Il 35enne italiano Luca Ventre è morto nell’Ambasciata italiana a Montevideo. Le ricostruzioni giornalistiche hanno fatto emergere delle incongruenze nel comunicato dell’Ambasciata, in particolare grazie ai video delle telecamere di sorveglianza. Il fratello dell’uomo, intervistato dal Tg3, ha detto che Ventre si sentiva «in pericolo di vita e voleva assolutamente rientrare in Italia».
Alle 7:04 del primo gennaio, Ventre arriva alle porte dell’Ambasciata, con una cartella in mano. L’edificio è chiuso per le festività, e Ventre scavalca per entrare. Qualche minuto dopo, cerca di scavalcare il cancello per uscire, ma viene fermato da due persone.
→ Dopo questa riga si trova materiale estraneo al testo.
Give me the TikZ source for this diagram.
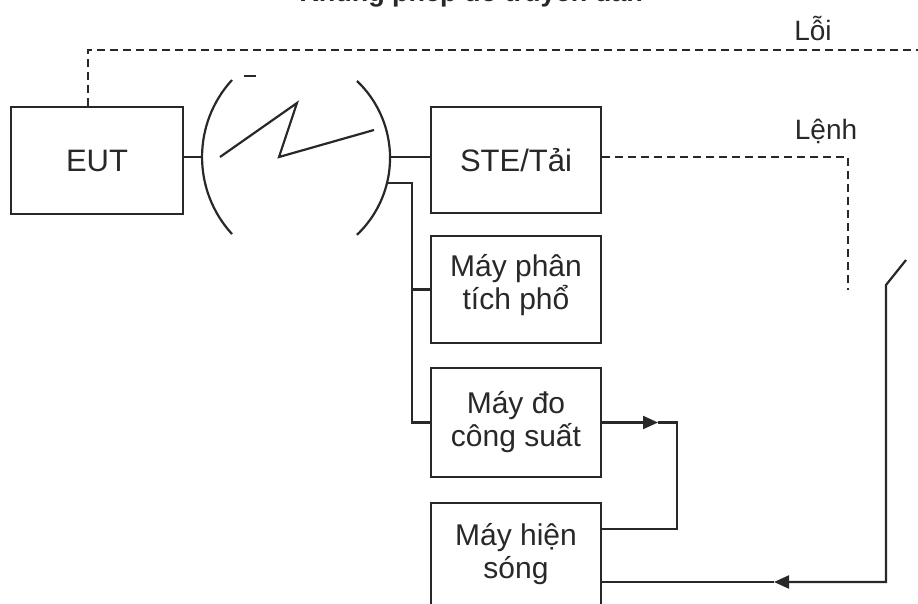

Secondo una nota del Ministero degli Esteri italiano, si tratta di di una guardia privata e di «un agente della polizia uruguaiana deputato alla protezione delle sedi diplomatiche». Ventre non oppone resistenza e viene immobilizzato a terra. Alle 7:08, l’uomo della sicurezza prende la pistola del poliziotto e si allontana col telefono all’orecchio, mentre il poliziotto mette il braccio sul collo di Ventre, che tenta invano di liberarsi. Alle 7:18 Ventre smette di muoversi, ma il poliziotto continua a premere sul collo, finché si allontana anche lui alle 7:30. Alle 7:40 si apre il cancello dell’ambasciata e Ventre viene trasportato all’ospedale da altri due agenti, che danno versioni discordanti sulle condizioni dell’uomo. Dall’autopsia, il cervello presenta uno stato edematoso compatibile con la morte da asfissia.
La procura di Roma ha aperto un’inchiesta per omicidio preterintenzionale a carico di ignoti. La vicenda ha elementi poco chiari. Ad esempio, cosa ci faceva un poliziotto uruguaiano nell’Ambasciata italiana?